-- Begin Listed records --

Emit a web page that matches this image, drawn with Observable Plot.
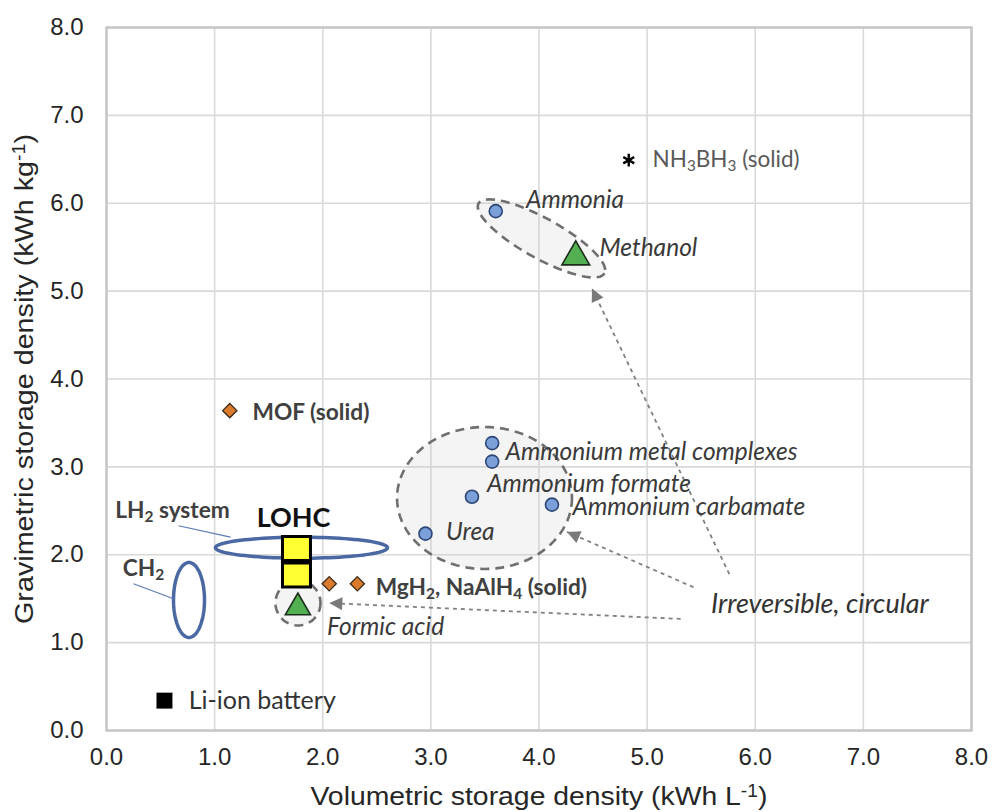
<!DOCTYPE html>
<html>
<head>
<meta charset="utf-8">
<script src="https://cdn.jsdelivr.net/npm/d3@7"></script>
<script src="https://cdn.jsdelivr.net/npm/@observablehq/plot@0.6"></script>
<style>
  html, body { margin: 0; padding: 0; background: #fff; }
  #chart svg { display: block; }
</style>
</head>
<body>
<div id="chart"></div>
<script>
// ---------------- data ----------------
const xTicks = [0, 1, 2, 3, 4, 5, 6, 7, 8];
const yTicks = [0, 1, 2, 3, 4, 5, 6, 7, 8];
const xTitle = "Volumetric storage density (kWh L⁻¹)";
const yTitle = "Gravimetric storage density (kWh kg⁻¹)";

// blue circles (N-based carriers)
const circleName = ["Ammonia", "Ammonium metal complexes (a)", "Ammonium metal complexes (b)", "Ammonium formate", "Ammonium carbamate", "Urea"];
const circleX = [3.60, 3.567, 3.567, 3.38, 4.12, 2.95];
const circleY = [5.91, 3.27, 3.06, 2.66, 2.57, 2.24];

// green triangles
const triangleName = ["Methanol", "Formic acid"];
const triangleX = [4.34, 1.77];
const triangleY = [5.39, 1.40];

// orange diamonds (solid hydrides / MOF)
const diamondName = ["MOF", "MgH₂", "NaAlH₄"];
const diamondX = [1.14, 2.06, 2.32];
const diamondY = [3.64, 1.67, 1.67];

// yellow squares (LOHC)
const lohcName = ["LOHC (a)", "LOHC (b)"];
const lohcX = [1.757, 1.757];
const lohcY = [2.07, 1.77];

// Li-ion battery (black square)
const batteryX = [0.536];
const batteryY = [0.34];

// NH3BH3 (asterisk)
const nh3bh3X = [4.83];
const nh3bh3Y = [6.49];

// regions (ellipses) centres
const regionName = ["LH₂ system", "CH₂", "Ammonia / Methanol", "Ammonium compounds", "Formic acid"];
const regionX = [1.803, 0.763, 4.023, 3.496, 1.771];
const regionY = [2.08, 1.485, 5.60, 2.646, 1.451];

// leader lines for LH2 / CH2 labels
const leaderX1 = [0.666, 0.25];
const leaderY1 = [2.33, 1.67];
const leaderX2 = [1.147, 0.62];
const leaderY2 = [2.20, 1.50];

// "Irreversible, circular" arrows (start -> tip)
const arrowX1 = [5.76, 5.43, 5.31];
const arrowY1 = [1.78, 1.63, 1.27];
const arrowX2 = [4.49, 4.26, 2.06];
const arrowY2 = [5.03, 2.26, 1.45];

// labels
const italicText = ["Ammonia", "Methanol", "Ammonium metal complexes", "Ammonium formate", "Ammonium carbamate", "Urea", "Formic acid"];
const italicX = [3.88, 4.56, 3.69, 3.52, 4.31, 3.14, 2.04];
const italicY = [6.03, 5.49, 3.17, 2.80, 2.54, 2.26, 1.18];

const boldText = ["MOF (solid)", "LH₂ system", "CH₂", "MgH₂, NaAlH₄ (solid)"];
const boldX = [1.35, 0.08, 0.15, 2.49];
const boldY = [3.62, 2.50, 1.84, 1.63];

const regularText = ["NH₃BH₃ (solid)", "Li-ion battery"];
const regularX = [5.05, 0.76];
const regularY = [6.50, 0.34];

const lohcLabel = ["LOHC"];
const lohcLabelX = [1.73];
const lohcLabelY = [2.41];

const noteText = ["Irreversible, circular"];
const noteX = [5.59];
const noteY = [1.44];

// ---------------- layout ----------------
const W = 993, H = 812;
const mL = 106, mR = 22, mT = 27, mB = 82;
const kx = (W - mL - mR) / 8;   // px per unit (x)
const ky = (H - mT - mB) / 8;   // px per unit (y)

// custom symbols
function ellipseSymbol(rx, ry, deg = 0) {
  const a = deg * Math.PI / 180, c = Math.cos(a), s = Math.sin(a);
  return {
    draw(ctx) {
      const n = 96;
      for (let k = 0; k <= n; k++) {
        const t = 2 * Math.PI * k / n;
        const px = rx * Math.cos(t), py = ry * Math.sin(t);
        const X = px * c - py * s, Y = px * s + py * c;
        if (k === 0) ctx.moveTo(X, Y); else ctx.lineTo(X, Y);
      }
      ctx.closePath();
    }
  };
}
function rectSymbol(w, h) {
  return { draw(ctx) { ctx.rect(-w / 2, -h / 2, w, h); } };
}
function arrowHead(i, L = 13, hw = 6.5) {
  const dx = (arrowX2[i] - arrowX1[i]) * kx;
  const dy = -(arrowY2[i] - arrowY1[i]) * ky;
  const th = Math.atan2(dy, dx);
  const ux = Math.cos(th), uy = Math.sin(th), nx = -uy, ny = ux;
  return {
    draw(ctx) {
      ctx.moveTo(0, 0);
      ctx.lineTo(-L * ux + hw * nx, -L * uy + hw * ny);
      ctx.lineTo(-L * ux - hw * nx, -L * uy - hw * ny);
      ctx.closePath();
    }
  };
}

const idx = a => a.map((_, i) => i);
const LABEL_FONT = "Lato, 'Open Sans', sans-serif";
const AXIS_FONT = "'Liberation Sans', Arial, sans-serif";

const regionDash = { fill: "#cfcfcf", fillOpacity: 0.22, stroke: "#6f6f6f", strokeWidth: 2.6, strokeDasharray: "9,6" };
const regionBlue = { fill: "none", stroke: "#4a69a3", strokeWidth: 3.5 };
const regionMark = (i, sym, style) => Plot.dot([i], { x: j => regionX[j], y: j => regionY[j], r: 10, symbol: sym, ...style });

const chart = Plot.plot({
  width: W, height: H,
  marginLeft: mL, marginRight: mR, marginTop: mT, marginBottom: mB,
  x: { domain: [0, 8] },
  y: { domain: [0, 8] },
  style: { fontFamily: AXIS_FONT, fontSize: "24px", color: "#262626", background: "#fff" },
  marks: [
    Plot.gridX(xTicks, { stroke: "#d9d9d9", strokeOpacity: 1, strokeWidth: 1.6 }),
    Plot.gridY(yTicks, { stroke: "#d9d9d9", strokeOpacity: 1, strokeWidth: 1.6 }),
    Plot.frame({ stroke: "#c6c6c6", strokeWidth: 2.5 }),
    Plot.axisX(xTicks, { tickSize: 0, tickPadding: 17, tickFormat: d => d.toFixed(1), label: null }),
    Plot.axisY(yTicks, { tickSize: 0, tickPadding: 23, tickFormat: d => d.toFixed(1), label: null }),
    Plot.text([xTitle], { text: d => d, frameAnchor: "bottom", textAnchor: "middle", lineAnchor: "middle", dy: 66, fontSize: 26, fill: "#262626", className: "axis-title" }),
    Plot.text([yTitle], { text: d => d, frameAnchor: "left", textAnchor: "middle", lineAnchor: "middle", dx: -82, rotate: -90, fontSize: 26, fill: "#262626", className: "axis-title" }),

    // regions
    regionMark(2, ellipseSymbol(72, 20, 29), regionDash),
    regionMark(3, ellipseSymbol(87.5, 71, 0), regionDash),
    regionMark(4, ellipseSymbol(22.5, 22.5, 0), regionDash),
    regionMark(0, ellipseSymbol(86, 10.5, 0), regionBlue),
    regionMark(1, ellipseSymbol(15.5, 37.5, 0), regionBlue),

    // leader lines
    Plot.link(idx(leaderX1), { x1: i => leaderX1[i], y1: i => leaderY1[i], x2: i => leaderX2[i], y2: i => leaderY2[i], stroke: "#5b7bb5", strokeWidth: 1.2 }),

    // arrows
    Plot.link(idx(arrowX1), { x1: i => arrowX1[i], y1: i => arrowY1[i], x2: i => arrowX2[i], y2: i => arrowY2[i], stroke: "#808080", strokeWidth: 1.8, strokeDasharray: "4,4" }),
    ...idx(arrowX1).map(i => Plot.dot([i], { x: j => arrowX2[j], y: j => arrowY2[j], r: 5, symbol: arrowHead(i), fill: "#7a7a7a", stroke: "none" })),

    // points
    Plot.dot(idx(lohcX), { x: i => lohcX[i], y: i => lohcY[i], r: 10, symbol: rectSymbol(28, 24), fill: "#ffff33", stroke: "#000", strokeWidth: 3 }),
    Plot.dot(idx(circleX), { x: i => circleX[i], y: i => circleY[i], r: 6.5, fill: "#7b9fd9", stroke: "#2c4676", strokeWidth: 1.6 }),
    Plot.dot([0], { x: i => triangleX[i], y: i => triangleY[i], symbol: "triangle", r: 10.3, fill: "#52b052", stroke: "#1d2d1d", strokeWidth: 1.6 }),
    Plot.dot([1], { x: i => triangleX[i], y: i => triangleY[i], symbol: "triangle", r: 9.3, fill: "#52b052", stroke: "#1d2d1d", strokeWidth: 1.6 }),
    Plot.dot(idx(diamondX), { x: i => diamondX[i], y: i => diamondY[i], symbol: "diamond2", r: 6.4, fill: "#d97a2c", stroke: "#3a2a1a", strokeWidth: 1.3 }),
    Plot.dot(idx(batteryX), { x: i => batteryX[i], y: i => batteryY[i], symbol: "square", r: 9, fill: "#000", stroke: "none" }),
    Plot.dot(idx(nh3bh3X), { x: i => nh3bh3X[i], y: i => nh3bh3Y[i], symbol: "asterisk", r: 6, stroke: "#000", strokeWidth: 2.4 }),

    // labels
    Plot.text(italicText, { x: (d, i) => italicX[i], y: (d, i) => italicY[i], text: d => d, textAnchor: "start", fontFamily: LABEL_FONT, fontStyle: "italic", fontSize: 24.5, fill: "#3a3a3a" }),
    Plot.text(boldText, { x: (d, i) => boldX[i], y: (d, i) => boldY[i], text: d => d, textAnchor: "start", fontFamily: LABEL_FONT, fontWeight: "bold", fontSize: 22.7, fill: "#404040" }),
    Plot.text([regularText[0]], { x: (d, i) => regularX[0], y: (d, i) => regularY[0], text: d => d, textAnchor: "start", fontFamily: LABEL_FONT, fontSize: 22.5, fill: "#595959" }),
    Plot.text([regularText[1]], { x: (d, i) => regularX[1], y: (d, i) => regularY[1], text: d => d, textAnchor: "start", fontFamily: LABEL_FONT, fontSize: 25, fill: "#333" }),
    Plot.text(lohcLabel, { x: (d, i) => lohcLabelX[i], y: (d, i) => lohcLabelY[i], text: d => d, textAnchor: "middle", fontFamily: LABEL_FONT, fontWeight: "bold", fontSize: 27, fill: "#111" }),
    Plot.text(noteText, { x: (d, i) => noteX[i], y: (d, i) => noteY[i], text: d => d, textAnchor: "start", fontFamily: LABEL_FONT, fontStyle: "italic", fontSize: 27, fill: "#333" })
  ]
});

// subscripts / superscripts as real tspans
const subMap = { "₂": "2", "₃": "3", "₄": "4" };
const supMap = { "⁻": "-", "¹": "1" };
d3.select(chart).selectAll("text").each(function () {
  if (this.querySelector("tspan")) return;
  const t = this.textContent;
  if (!/[₂₃₄⁻¹]/.test(t)) return;
  const runs = [];
  for (const ch of t) {
    const kind = subMap[ch] ? "sub" : supMap[ch] ? "sup" : "n";
    const c = subMap[ch] || supMap[ch] || ch;
    if (runs.length && runs[runs.length - 1].kind === kind) runs[runs.length - 1].s += c;
    else runs.push({ kind, s: c });
  }
  this.textContent = "";
  const el = d3.select(this);
  for (const r of runs) {
    const ts = el.append("tspan").text(r.s);
    if (r.kind === "sub") ts.attr("font-size", "68%").attr("baseline-shift", "-28%");
    if (r.kind === "sup") ts.attr("font-size", "68%").attr("baseline-shift", "45%");
  }
});

document.getElementById("chart").appendChild(chart);

// axis titles: match the condensed width of the original
d3.select(chart).selectAll("g.axis-title text").each(function () {
  this.setAttribute("textLength", this.textContent.startsWith("Volumetric") ? 457 : 490);
  this.setAttribute("lengthAdjust", "spacingAndGlyphs");
});
</script>
</body>
</html>
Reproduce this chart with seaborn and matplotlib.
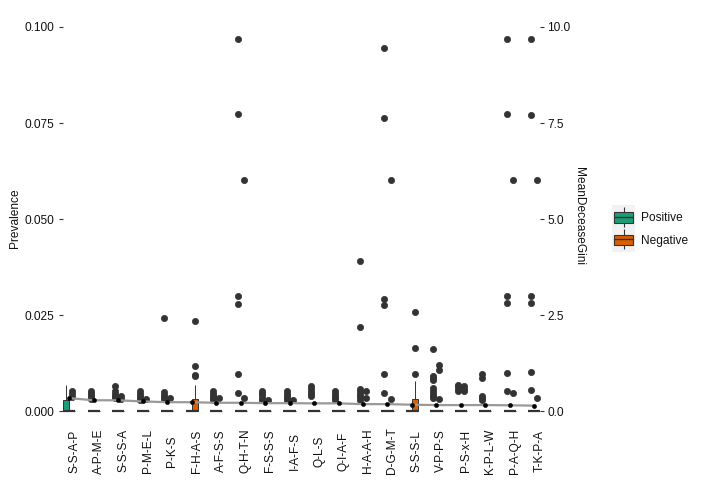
import numpy as np
import pandas as pd
import matplotlib
matplotlib.use('Agg')
import matplotlib.pyplot as plt
import seaborn as sns
from matplotlib.patches import Patch, Rectangle
from matplotlib.lines import Line2D
from matplotlib.transforms import ScaledTranslation

# --- values ---
categories = ['S-S-A-P', 'A-P-M-E', 'S-S-S-A', 'P-M-E-L', 'P-K-S', 'F-H-A-S', 'A-F-S-S',
              'Q-H-T-N', 'F-S-S-S', 'I-A-F-S', 'Q-L-S', 'Q-I-A-F', 'H-A-A-H', 'D-G-M-T',
              'S-S-S-L', 'V-P-P-S', 'P-S-x-H', 'K-P-L-W', 'P-A-Q-H', 'T-K-P-A']
groups = ['Positive', 'Negative']
colors = ['#1B9E77', '#D95F02']

# outlying prevalence values per category (the bulk of each group sits at 0)
pos_outliers = [
    [],
    [0.0052, 0.0047, 0.0042, 0.0037, 0.0033],
    [0.0065, 0.0052, 0.0046, 0.0040, 0.0034],
    [0.0052, 0.0046, 0.0040, 0.0035, 0.0031],
    [0.0243, 0.0050, 0.0044, 0.0038, 0.0032],
    [],
    [0.0052, 0.0046, 0.0040, 0.0035, 0.0031],
    [0.0970, 0.0773, 0.0300, 0.0280, 0.0098, 0.0049],
    [0.0054, 0.0048, 0.0042, 0.0036, 0.0031],
    [0.0052, 0.0046, 0.0040, 0.0035, 0.0031],
    [0.0065, 0.0058, 0.0051, 0.0045, 0.0039],
    [0.0052, 0.0046, 0.0040, 0.0035, 0.0031],
    [0.0390, 0.0220, 0.0059, 0.0050, 0.0044, 0.0037, 0.0031],
    [0.0945, 0.0763, 0.0293, 0.0277, 0.0098, 0.0049],
    [],
    [0.0163, 0.0093, 0.0087, 0.0081, 0.0060, 0.0053, 0.0046, 0.0040, 0.0034],
    [0.0070, 0.0065, 0.0059, 0.0052],
    [0.0098, 0.0088, 0.0039, 0.0035, 0.0031],
    [0.0970, 0.0773, 0.0300, 0.0282, 0.0100, 0.0054],
    [0.0970, 0.0771, 0.0301, 0.0282, 0.0102, 0.0055],
]
neg_outliers = [
    [0.0052, 0.0045, 0.0038],
    [],
    [0.0040, 0.0032],
    [0.0032],
    [0.0034],
    [0.0235, 0.0119, 0.0095, 0.0091],
    [0.0036],
    [0.0602, 0.0036],
    [0.0031],
    [0.0031],
    [],
    [],
    [0.0054, 0.0036],
    [0.0602, 0.0033],
    [0.0259, 0.0165, 0.0098],
    [0.0122, 0.0108, 0.0033],
    [0.0065, 0.0058, 0.0052],
    [],
    [0.0602, 0.0049],
    [0.0602, 0.0036],
]

# the three boxes that are not flat (q1 = median = 0, q3 and whisker top read off)
ssap_pos_body = [0, 0, 0, 0, 0, 0.003, 0.003, 0.0068]
fhas_neg_body = [0] * 11 + [0.001, 0.002, 0.003, 0.0032, 0.0032, 0.0068]
sssl_neg_body = [0] * 11 + [0.001, 0.002, 0.003, 0.0033, 0.0033, 0.0078]
n_zero = 40

gini = [0.345, 0.29, 0.29, 0.26, 0.24, 0.24, 0.225, 0.225, 0.215, 0.215,
        0.21, 0.21, 0.19, 0.19, 0.175, 0.165, 0.165, 0.165, 0.16, 0.15]

# --- long table for seaborn ---
bodies = {('S-S-A-P', 'Positive'): ssap_pos_body,
          ('F-H-A-S', 'Negative'): fhas_neg_body,
          ('S-S-S-L', 'Negative'): sssl_neg_body}
rows = []
for i, cat in enumerate(categories):
    for grp, outs in zip(groups, [pos_outliers[i], neg_outliers[i]]):
        vals = bodies.get((cat, grp), [0.0] * n_zero) + outs
        rows += [(cat, grp, v) for v in vals]
df = pd.DataFrame(rows, columns=['Category', 'Group', 'Prevalence'])

# --- plot ---
sns.set_style('white')
plt.rcParams['font.family'] = ['Liberation Sans', 'DejaVu Sans']
fs = 8.6
txt = '#111111'

fig = plt.figure(figsize=(7.05, 4.94), dpi=100)
ax = fig.add_axes([63.2 / 705, 0.1294, (540.4 - 63.2) / 705, 0.8304])

sns.boxplot(data=df, x='Category', y='Prevalence', hue='Group', order=categories,
            hue_order=groups, palette=colors, saturation=1, width=0.5, gap=0, dodge=True,
            linecolor='#333333', linewidth=0.7, fliersize=4.5, showcaps=False,
            flierprops=dict(marker='o', markerfacecolor='#333333', markeredgecolor='#333333',
                            markeredgewidth=0.5),
            medianprops=dict(linewidth=1.6), legend=False, ax=ax)

ylo, yhi = -0.00485, 0.10185
ax.set_xlim(-0.25, len(categories) - 0.75)
ax.set_ylim(ylo, yhi)
ax.set_yticks([0, 0.025, 0.05, 0.075, 0.1])
ax.set_yticklabels(['0.000', '0.025', '0.050', '0.075', '0.100'])
ax.set_xlabel('')
ax.set_ylabel('Prevalence', fontsize=fs, color=txt)
ax.yaxis.set_label_coords(-0.088, 0.517)
ax.tick_params(axis='y', length=2.7, width=0.8, color='#333333', pad=4,
               labelsize=fs, labelcolor=txt)
ax.tick_params(axis='x', length=0, pad=15, labelsize=fs, labelcolor=txt)
for lab in ax.get_xticklabels():
    lab.set_rotation(90)
    lab.set_ha('center')
    lab.set_va('center')
    lab.set_transform(lab.get_transform() + ScaledTranslation(0.05, 0, fig.dpi_scale_trans))
for s in ax.spines.values():
    s.set_visible(False)

# MeanDeceaseGini on the secondary axis
ax2 = ax.twinx()
xpos = np.arange(len(categories))
sns.lineplot(x=xpos, y=gini, color='#999999', linewidth=1.6, ax=ax2)
sns.scatterplot(x=xpos, y=gini, color='black', edgecolor='black', s=10, zorder=3, ax=ax2)
ax2.set_xlim(-0.25, len(categories) - 0.75)
ax2.set_ylim(ylo * 100, yhi * 100)
ax2.set_yticks([0, 2.5, 5, 7.5, 10])
ax2.set_yticklabels(['0.0', '2.5', '5.0', '7.5', '10.0'])
ax2.set_ylabel('MeanDeceaseGini', fontsize=fs, color=txt, rotation=270, va='center')
ax2.yaxis.set_label_coords(1.081, 0.522)
ax2.tick_params(axis='y', length=2.7, width=0.8, color='#333333', pad=2.2,
                labelsize=fs, labelcolor=txt)
for s in ax2.spines.values():
    s.set_visible(False)

# legend with box-like keys on a grey key background
fig.add_artist(Rectangle((612 / 705, 1 - 252 / 494), 23 / 705, 47 / 494,
                         transform=fig.transFigure, facecolor='#F2F2F2',
                         edgecolor='none', zorder=0))
handles = []
for c in colors:
    whisk = Line2D([], [], marker='|', markersize=15, markeredgewidth=0.8,
                   color='#333333', linestyle='none')
    box = Patch(facecolor=c, edgecolor='#333333', linewidth=0.8)
    med = Line2D([], [], color='#333333', linewidth=1.0)
    handles.append((whisk, box, med))
fig.legend(handles, groups, loc='center left', bbox_to_anchor=(614 / 705, 1 - 229.5 / 494),
           frameon=False, fontsize=fs, handlelength=1.6, handleheight=1.0,
           handletextpad=0.7, labelspacing=0.85, borderpad=0, borderaxespad=0,
           labelcolor=txt)

plt.savefig('out.png', dpi=100)
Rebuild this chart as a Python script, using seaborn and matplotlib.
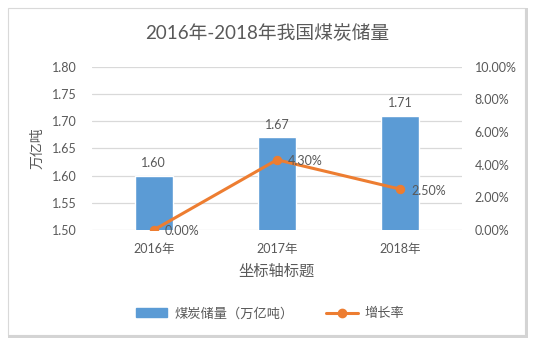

-- End Listed records --

_Task objective:_
Lines from the one with "Reproduce this chart" through the one with "colors = ['#1B9E77', '#D95F02']" are the only ones to quote. Quote them exactly and leave out pictures.

_Written response:_
Reproduce this chart with seaborn and matplotlib.
import numpy as np
import pandas as pd
import matplotlib
matplotlib.use('Agg')
import matplotlib.pyplot as plt
import seaborn as sns
from matplotlib.patches import Patch, Rectangle
from matplotlib.lines import Line2D
from matplotlib.transforms import ScaledTranslation

# --- values ---
categories = ['S-S-A-P', 'A-P-M-E', 'S-S-S-A', 'P-M-E-L', 'P-K-S', 'F-H-A-S', 'A-F-S-S',
              'Q-H-T-N', 'F-S-S-S', 'I-A-F-S', 'Q-L-S', 'Q-I-A-F', 'H-A-A-H', 'D-G-M-T',
              'S-S-S-L', 'V-P-P-S', 'P-S-x-H', 'K-P-L-W', 'P-A-Q-H', 'T-K-P-A']
groups = ['Positive', 'Negative']
colors = ['#1B9E77', '#D95F02']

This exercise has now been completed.